How filebeat read the content of the file

Hi all,

We are exporting a csv using cronjob and put it inside a a folder. A filebeat will process and read the file before for visualization in Kibana. (Filebeat and the folder are in the same host)

The csv is a very straight content, where inside they have two lines, header,a second line is the data.

The first time file being exported, filebeat process and we can see from discover dashboard. however, for subsequent job, filebeat seems 'ignore' it. alhtough every 15 minutes or so, the data inside the csv keep changing.

So i have been testing the following where both triggered filebeat to process csv.

  1. Edit the content like adding some number and save it (same name) and
  2. copy and rename into different name.

so what i did temporary now, before export, it will save into current date and time and then export it. This trigger filebeat to process because it sees a new file.

On the other hand, the same filebeat also read other directory, json file. But it is able to recognize the file changes and trigger filebeat to process the json file. The only different between csv and json is csv constantly having 4k size but the json always random, it can be from few mb to a gb.

This come to a question, on what situation we can trigger filebeat to process the file? initially i thought it based on timestamp of the file but that is seems not the case but the size might affect how filebeat process the file.

Hello @sixsenseninja !

Would be possible to check your filebeat configuration? Also, are the mechanisms used to update the JSON and CSV files the same? Do them get appended to, truncated, ... ?

Some more information will help to figure out what might be going on.

Thanks!

from filebeat yml configuration, it is indentical (just that the path are different for json and csv).

For the mechanism, the both json and csv were exported from remote server to these folders (csv and json folder).

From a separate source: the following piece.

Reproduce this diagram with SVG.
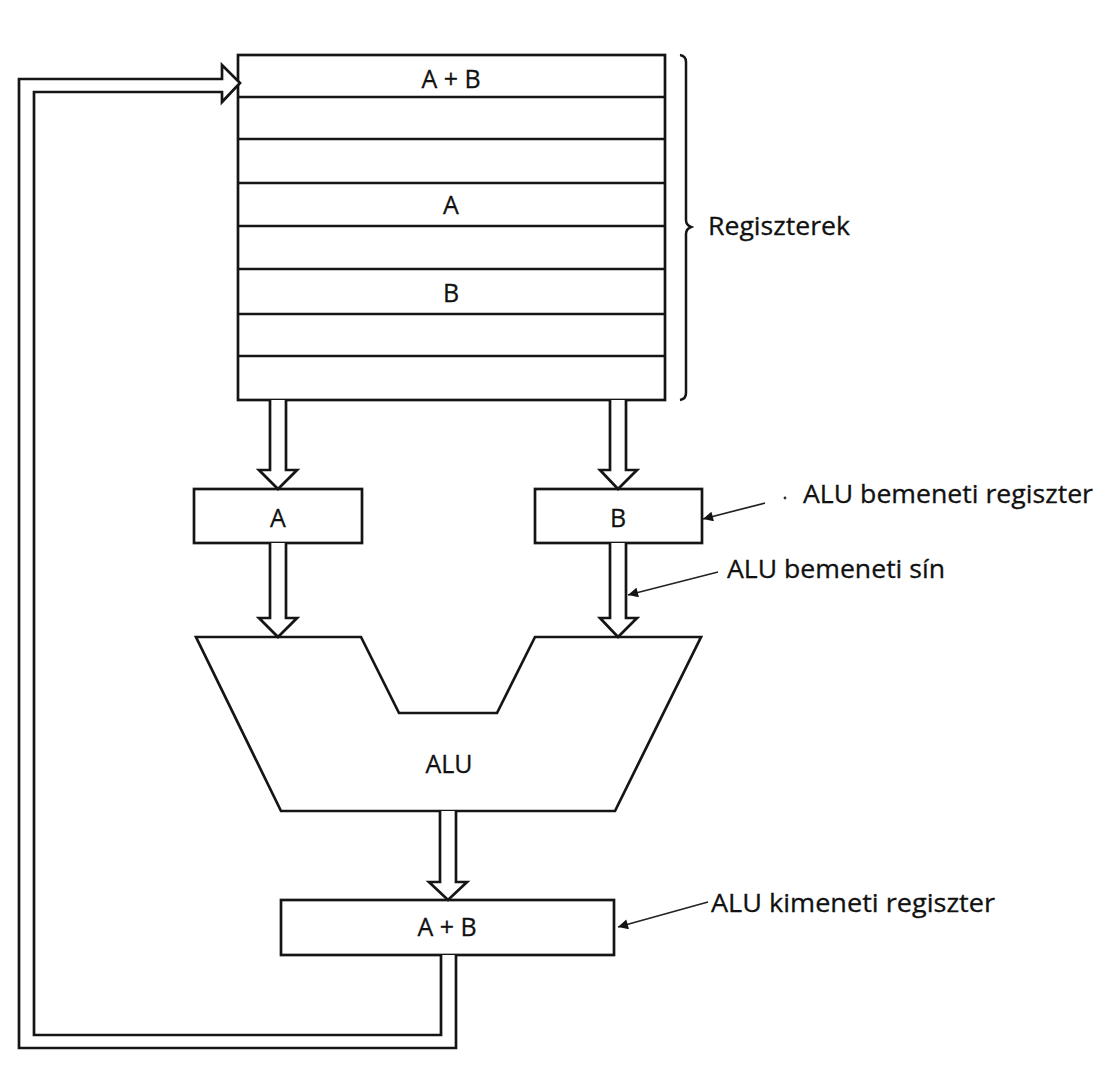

Both are using similar technique. It is being processsed on the remote pc, and the output were send to filebeat servers using scp. the existing file were overwritten by the new file on every 15 minutes. the json file might have 10 or more lines depending on volume of data but for csv, it is always shows two lines (line header and line data)

i manage to solve this issue by resetting the state of the data/registry, and ask the filebeat to scan again the file.

This topic was automatically closed 28 days after the last reply. New replies are no longer allowed.